Local governments move to the cloud, why not federal?

The benefits of cloud integration are well-known by many businesses and organizations. They find that those computing models allow for reduced spending on hardware, software and even power supplies. Cloud infrastructure can provide IT professionals with more space for data management, increased ease when implementing new applications and additional computing resources to work with for improving productivity. Some local governments are gladly adapting to cloud integration and can see the benefits, but the federal government still has some reservations.

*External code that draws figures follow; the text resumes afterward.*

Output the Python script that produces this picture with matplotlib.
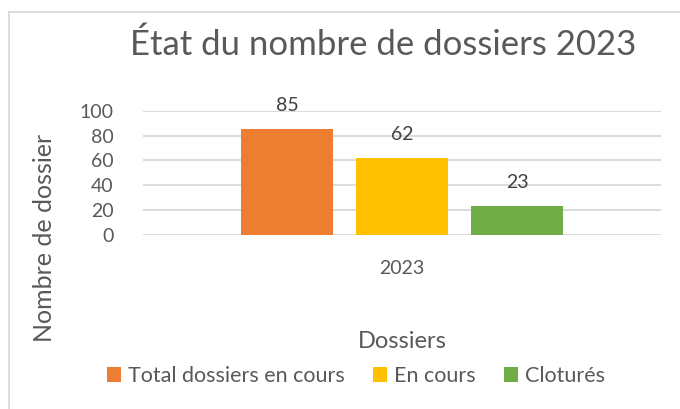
import matplotlib as mpl
mpl.use("Agg")
import matplotlib.pyplot as plt
from matplotlib.lines import Line2D
from matplotlib.patches import Patch

# --- data ---------------------------------------------------------------------
categories = ["2023"]
series_names = ["Total dossiers en cours", "En cours", "Cloturés"]
series_values = [85, 62, 23]
series_colors = ["#ED7D31", "#FFC000", "#70AD47"]
y_ticks = [0, 20, 40, 60, 80, 100]

TEXT = "#595959"
GRID = "#D9D9D9"

plt.rcParams.update({
    "font.family": ["Lato", "DejaVu Sans"],
    "font.size": 12,
})

W, H = 680, 409
fig = plt.figure(figsize=(W / 100, H / 100), dpi=100)

# plot area in pixels (from the reference)
x0, x1 = 143, 661
y_top, y_bot = 110.7, 235
ax = fig.add_axes([x0 / W, (H - y_bot) / H, (x1 - x0) / W, (y_bot - y_top) / H])

bar_w = 0.176
step = 0.222
for i, (name, val, col) in enumerate(zip(series_names, series_values, series_colors)):
    xc = (i - 1) * step
    ax.bar(xc, val, width=bar_w, color=col, zorder=3, label=name)
    ax.annotate(str(val), xy=(xc, val), xytext=(0, 11), textcoords="offset points",
                ha="center", va="bottom", fontsize=14, color="#404040",
                annotation_clip=False)

ax.set_xlim(-0.5, 0.5)
ax.set_ylim(0, 100)
ax.set_yticks(y_ticks)
ax.set_xticks([0])
ax.set_xticklabels(categories)
ax.tick_params(axis="both", length=0, labelsize=14, colors=TEXT)
ax.tick_params(axis="y", pad=21)
ax.tick_params(axis="x", pad=18)
ax.yaxis.grid(True, color=GRID, lw=1.3, zorder=0)
ax.set_axisbelow(True)
for s in ax.spines.values():
    s.set_visible(False)

ax.set_xlabel("Dossiers", fontsize=17, color=TEXT, labelpad=39)

fig.text(45 / W, 1 - 238 / H, "Nombre de dossier", rotation=90, ha="center",
         va="center", fontsize=18, color=TEXT)
fig.text(383 / W, 1 - 45 / H, "État du nombre de dossiers 2023", ha="center",
         va="center", fontsize=25, color=TEXT)

# chart frame (only left and top edges visible in the crop)
fig.add_artist(Line2D([9 / W, 9 / W], [0, 1 - 12 / H], color=GRID, lw=1.3))
fig.add_artist(Line2D([9 / W, 1], [1 - 12 / H, 1 - 12 / H], color=GRID, lw=1.3))

handles = [Patch(facecolor=c, edgecolor="none") for c in series_colors]
fig.legend(handles, series_names, loc="center", bbox_to_anchor=(356 / W, 1 - 376 / H),
           ncol=3, frameon=False, fontsize=15.5, labelcolor=TEXT,
           handlelength=0.65, handleheight=0.65, handletextpad=0.3, columnspacing=1.35)

fig.savefig("out.png", dpi=100, facecolor="white")
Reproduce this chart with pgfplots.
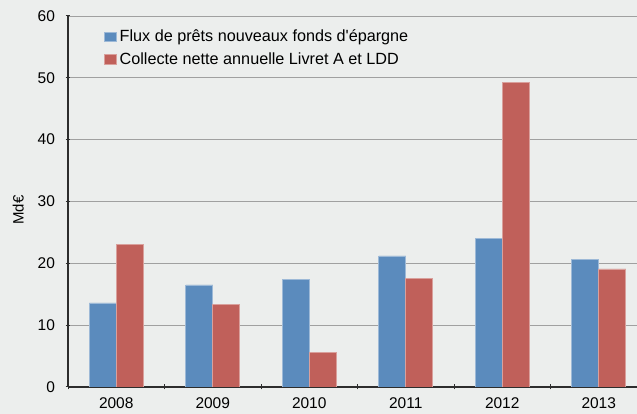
\documentclass[border=0pt]{standalone}
\usepackage{pgfplots}
\pgfplotsset{compat=1.18}
\usepackage{fontspec}
\setmainfont{Liberation Sans}[Ligatures=TeXOff]

\definecolor{bg}{RGB}{236,238,237}
\definecolor{barblue}{RGB}{91,139,189}
\definecolor{barred}{RGB}{192,96,90}
\definecolor{gridgray}{RGB}{160,160,160}
\definecolor{axisdark}{RGB}{45,45,45}

\begin{document}
\begin{tikzpicture}
  % picture is 637 x 414, axis box starts at (68,27) from bottom left
  \useasboundingbox (-68pt,-27pt) rectangle (569pt,387pt);
  \clip (-68pt,-27pt) rectangle (569pt,387pt);
  \fill[bg] (-68pt,-27pt) rectangle (569pt,387pt);
  \begin{axis}[
      scale only axis,
      width=579pt, height=371pt,
      ybar=0pt, bar width=27pt,
      xmin=-0.5, xmax=5.5,
      ymin=0, ymax=60,
      ytick={0,10,...,60},
      xtick={0,...,5},
      xticklabels={2008,2009,2010,2011,2012,2013},
      minor xtick={-0.5,0.5,...,5.5},
      major x tick style={draw=none},
      minor x tick style={axisdark, line width=1pt},
      y tick style={axisdark, line width=1pt},
      tick align=outside,
      major tick length=5pt,
      minor tick length=5pt,
      axis x line=bottom,
      axis y line=left,
      x axis line style={-, axisdark, line width=1.6pt},
      y axis line style={-, axisdark, line width=1.1pt},
      ymajorgrids=true,
      grid style={gridgray, line width=0.9pt},
      ticklabel style={font=\fontsize{15.5}{17}\selectfont},
      /pgf/number format/assume math mode=true,
      xticklabel style={yshift=-5pt},
      yticklabel style={xshift=-7pt},
      ylabel={Md€},
      ylabel style={at={(axis description cs:-0.086,0.477)}, anchor=center,
        font=\fontsize{15}{17}\selectfont},
      legend style={at={(axis description cs:0.062,0.968)}, anchor=north west,
        draw=none, fill=none, font=\fontsize{16.2}{18}\selectfont,
        row sep=5pt, inner sep=0pt, nodes={inner xsep=3pt}},
      legend cell align=left,
      legend image code/.code={\fill[#1] (0pt,-4.7pt) rectangle (12pt,4.7pt);},
    ]
    \addplot[fill=barblue, draw=barblue!60!white, line width=0.6pt] coordinates {
      (0,13.6) (1,16.5) (2,17.4) (3,21.2) (4,24.0) (5,20.7)
    };
    \addplot[fill=barred, draw=barred!60!white, line width=0.6pt] coordinates {
      (0,23.1) (1,13.3) (2,5.6) (3,17.5) (4,49.3) (5,19.1)
    };
    \legend{Flux de prêts nouveaux fonds d'épargne, Collecte nette annuelle Livret A et LDD}
  \end{axis}
\end{tikzpicture}
\end{document}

Benefiting from cloud integration
One benefit that is immediately apparent is the reduction of spending. Phil Bertolini, chief information officer of Oakland County in Michigan, told Governing that after financial problems, revenue streams became very tight for the local government. He took a look at cloud computing and discovered that it would be a great way to decrease costs while increasing the reliability of the county's infrastructure.

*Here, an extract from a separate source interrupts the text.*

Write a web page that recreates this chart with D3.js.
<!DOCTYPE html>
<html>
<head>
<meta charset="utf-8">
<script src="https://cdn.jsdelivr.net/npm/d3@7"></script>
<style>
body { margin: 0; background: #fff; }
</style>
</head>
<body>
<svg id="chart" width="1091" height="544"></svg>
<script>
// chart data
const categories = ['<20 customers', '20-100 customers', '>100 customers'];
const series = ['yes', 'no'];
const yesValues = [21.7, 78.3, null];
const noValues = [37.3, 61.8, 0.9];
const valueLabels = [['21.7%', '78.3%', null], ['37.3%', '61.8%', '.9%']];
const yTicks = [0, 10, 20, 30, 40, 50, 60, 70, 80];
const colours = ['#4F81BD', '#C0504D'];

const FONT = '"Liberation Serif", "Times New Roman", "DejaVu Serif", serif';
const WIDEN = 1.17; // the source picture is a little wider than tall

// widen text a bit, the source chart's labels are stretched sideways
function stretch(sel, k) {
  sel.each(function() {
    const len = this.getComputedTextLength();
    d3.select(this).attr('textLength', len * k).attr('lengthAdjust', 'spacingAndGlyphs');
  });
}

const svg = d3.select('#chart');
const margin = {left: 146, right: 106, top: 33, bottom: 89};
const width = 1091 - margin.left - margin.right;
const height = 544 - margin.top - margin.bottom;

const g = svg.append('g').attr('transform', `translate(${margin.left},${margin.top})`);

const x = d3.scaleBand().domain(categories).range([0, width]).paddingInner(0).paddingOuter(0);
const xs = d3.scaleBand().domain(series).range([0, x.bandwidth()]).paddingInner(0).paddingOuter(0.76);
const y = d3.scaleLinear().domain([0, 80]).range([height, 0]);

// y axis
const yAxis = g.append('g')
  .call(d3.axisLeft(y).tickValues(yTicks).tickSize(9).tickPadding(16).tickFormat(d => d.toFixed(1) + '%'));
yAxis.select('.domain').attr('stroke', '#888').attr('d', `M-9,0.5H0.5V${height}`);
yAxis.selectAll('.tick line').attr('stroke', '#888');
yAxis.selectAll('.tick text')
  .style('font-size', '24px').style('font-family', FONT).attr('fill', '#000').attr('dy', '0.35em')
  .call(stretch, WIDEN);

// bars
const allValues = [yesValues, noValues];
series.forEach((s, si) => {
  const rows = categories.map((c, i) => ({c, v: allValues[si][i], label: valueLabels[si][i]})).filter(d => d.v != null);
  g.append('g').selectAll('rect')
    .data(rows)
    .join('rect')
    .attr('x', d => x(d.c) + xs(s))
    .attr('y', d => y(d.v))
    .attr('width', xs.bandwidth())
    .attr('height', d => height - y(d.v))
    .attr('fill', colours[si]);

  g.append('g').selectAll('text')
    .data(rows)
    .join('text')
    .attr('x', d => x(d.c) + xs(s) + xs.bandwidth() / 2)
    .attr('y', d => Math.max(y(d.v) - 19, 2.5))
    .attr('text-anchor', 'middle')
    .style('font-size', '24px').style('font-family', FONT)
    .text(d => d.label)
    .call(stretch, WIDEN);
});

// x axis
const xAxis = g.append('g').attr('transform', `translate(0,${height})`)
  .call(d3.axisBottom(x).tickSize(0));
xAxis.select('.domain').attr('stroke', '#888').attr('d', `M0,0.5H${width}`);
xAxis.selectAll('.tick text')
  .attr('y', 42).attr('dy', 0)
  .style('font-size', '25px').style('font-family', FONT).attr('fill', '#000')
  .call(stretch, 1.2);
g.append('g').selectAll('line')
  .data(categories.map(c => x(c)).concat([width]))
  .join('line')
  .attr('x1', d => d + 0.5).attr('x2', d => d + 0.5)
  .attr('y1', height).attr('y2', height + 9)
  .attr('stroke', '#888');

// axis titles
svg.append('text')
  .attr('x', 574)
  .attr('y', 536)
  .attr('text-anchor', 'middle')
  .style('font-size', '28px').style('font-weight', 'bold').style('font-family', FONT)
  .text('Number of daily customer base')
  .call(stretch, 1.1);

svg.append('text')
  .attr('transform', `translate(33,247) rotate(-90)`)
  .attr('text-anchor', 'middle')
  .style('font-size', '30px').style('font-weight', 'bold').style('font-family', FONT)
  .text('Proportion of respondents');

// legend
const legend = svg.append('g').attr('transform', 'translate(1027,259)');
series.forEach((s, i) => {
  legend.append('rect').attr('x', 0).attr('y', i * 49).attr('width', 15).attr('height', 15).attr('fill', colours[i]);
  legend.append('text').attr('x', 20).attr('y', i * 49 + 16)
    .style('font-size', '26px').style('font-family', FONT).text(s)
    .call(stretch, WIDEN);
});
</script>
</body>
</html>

To add more incentives, Bertolini explained to the source that his calculations showed substantial savings, especially at a time when the county was performing data center consolidation. He estimated that 30 percent of the county's technology could be integrated with cloud solutions provided by partners that allow organizations to rent whatever capacity is required. This reduces costs for building and maintaining onsite data centers.

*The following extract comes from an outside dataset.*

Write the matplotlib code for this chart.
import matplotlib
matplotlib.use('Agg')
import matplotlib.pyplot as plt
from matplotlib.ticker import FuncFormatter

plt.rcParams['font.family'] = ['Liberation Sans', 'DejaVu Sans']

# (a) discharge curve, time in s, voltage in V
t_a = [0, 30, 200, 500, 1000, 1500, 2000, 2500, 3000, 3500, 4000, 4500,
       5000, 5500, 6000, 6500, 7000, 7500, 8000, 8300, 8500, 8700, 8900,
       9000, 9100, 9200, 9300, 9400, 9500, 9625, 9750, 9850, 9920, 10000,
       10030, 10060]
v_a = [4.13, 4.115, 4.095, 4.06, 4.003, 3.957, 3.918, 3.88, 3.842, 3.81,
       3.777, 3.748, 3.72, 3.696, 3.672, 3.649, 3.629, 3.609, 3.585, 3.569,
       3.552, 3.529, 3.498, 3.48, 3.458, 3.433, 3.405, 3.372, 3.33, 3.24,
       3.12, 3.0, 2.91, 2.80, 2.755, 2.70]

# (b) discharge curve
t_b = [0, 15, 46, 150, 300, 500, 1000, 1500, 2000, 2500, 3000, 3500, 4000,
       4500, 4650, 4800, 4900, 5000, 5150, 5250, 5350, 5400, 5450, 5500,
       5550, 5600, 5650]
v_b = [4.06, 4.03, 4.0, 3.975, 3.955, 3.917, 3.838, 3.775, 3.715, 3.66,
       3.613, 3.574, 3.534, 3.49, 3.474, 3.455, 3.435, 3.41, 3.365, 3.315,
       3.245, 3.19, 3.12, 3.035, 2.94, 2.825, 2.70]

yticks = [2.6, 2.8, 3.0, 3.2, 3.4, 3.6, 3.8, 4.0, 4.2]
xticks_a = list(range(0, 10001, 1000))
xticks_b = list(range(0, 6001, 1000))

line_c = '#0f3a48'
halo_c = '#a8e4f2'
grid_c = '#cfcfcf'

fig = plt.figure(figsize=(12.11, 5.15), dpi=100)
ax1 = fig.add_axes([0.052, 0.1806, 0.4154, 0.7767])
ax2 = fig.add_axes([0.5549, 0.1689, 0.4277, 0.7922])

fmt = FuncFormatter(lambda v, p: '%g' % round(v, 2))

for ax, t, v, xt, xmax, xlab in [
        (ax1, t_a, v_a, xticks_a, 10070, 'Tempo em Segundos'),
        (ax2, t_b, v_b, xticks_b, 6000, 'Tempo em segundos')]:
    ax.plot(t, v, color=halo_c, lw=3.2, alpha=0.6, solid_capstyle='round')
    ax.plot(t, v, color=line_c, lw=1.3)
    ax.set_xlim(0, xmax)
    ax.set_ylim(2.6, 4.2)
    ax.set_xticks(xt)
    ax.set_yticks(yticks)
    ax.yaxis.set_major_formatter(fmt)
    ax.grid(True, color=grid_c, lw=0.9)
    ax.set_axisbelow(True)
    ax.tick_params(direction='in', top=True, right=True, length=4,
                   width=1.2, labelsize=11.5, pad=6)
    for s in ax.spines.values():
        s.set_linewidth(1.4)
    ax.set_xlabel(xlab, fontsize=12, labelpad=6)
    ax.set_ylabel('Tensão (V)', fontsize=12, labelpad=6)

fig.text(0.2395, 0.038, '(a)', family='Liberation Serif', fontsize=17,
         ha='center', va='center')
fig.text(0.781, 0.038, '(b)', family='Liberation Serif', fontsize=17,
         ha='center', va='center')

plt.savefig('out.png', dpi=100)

Other state governments have adopted cloud computing technology as well. Flint Waters, chief information officer of Wyoming, told Marketplace that the state has seen benefits such as higher quality servers and better data management and protection than the state has used in the past. The state's IT department rents space from a provider and receives support from what Waters called the "very best IT professionals." He added that there is no way Wyoming could provide better service than companies that manage data as a profession. It is secure too.

"Folks say, 'It's more secure because I control the server.' Well, yeah, but I can pick it up and walk out to my car with it. And that citizen data isn't secure anymore," Waters explained to Marketplace.

One concern for governments is how cloud computing would affect budgets as the services have different costs every month depending on resource allocation and the amounts of data being stored. Bertolini explained to Governing that agencies perform capital planning and strategize budgets well, but they are not as good at formulating operating budgets. Another concern lies in who owns the data.

"When your data is in a virtual world, you want to know who owns it, who has access to it, whether or not the provider is compliant with government regulations," Steve Emanuel, chief information officer of New Jersey, told Governing. "More important, what happens when you get divorced from the cloud provider? What are they going to do with my data? How am I going to be sure they erase everything from their servers? Government does not want to be exposed in any way."

Addressing concerns
At some point government agencies will need to address operating budgets. Without onsite data centers and the employees to run them, fiscal resources and staff members can be allocated toward cloud integration and data management partners. As technology changes, common practices need to adapt with them in order provide solutions for citizens and agencies' employees.

Governing reported that model agreements can solve the problems with data ownership. Governments can write contracts similar to how construction and other industry services work when hired by agencies to complete a task. Furthermore, legislation can influence who owns data. This will mitigate any issues in the future as more local and federal government agencies move their applications and data to the cloud.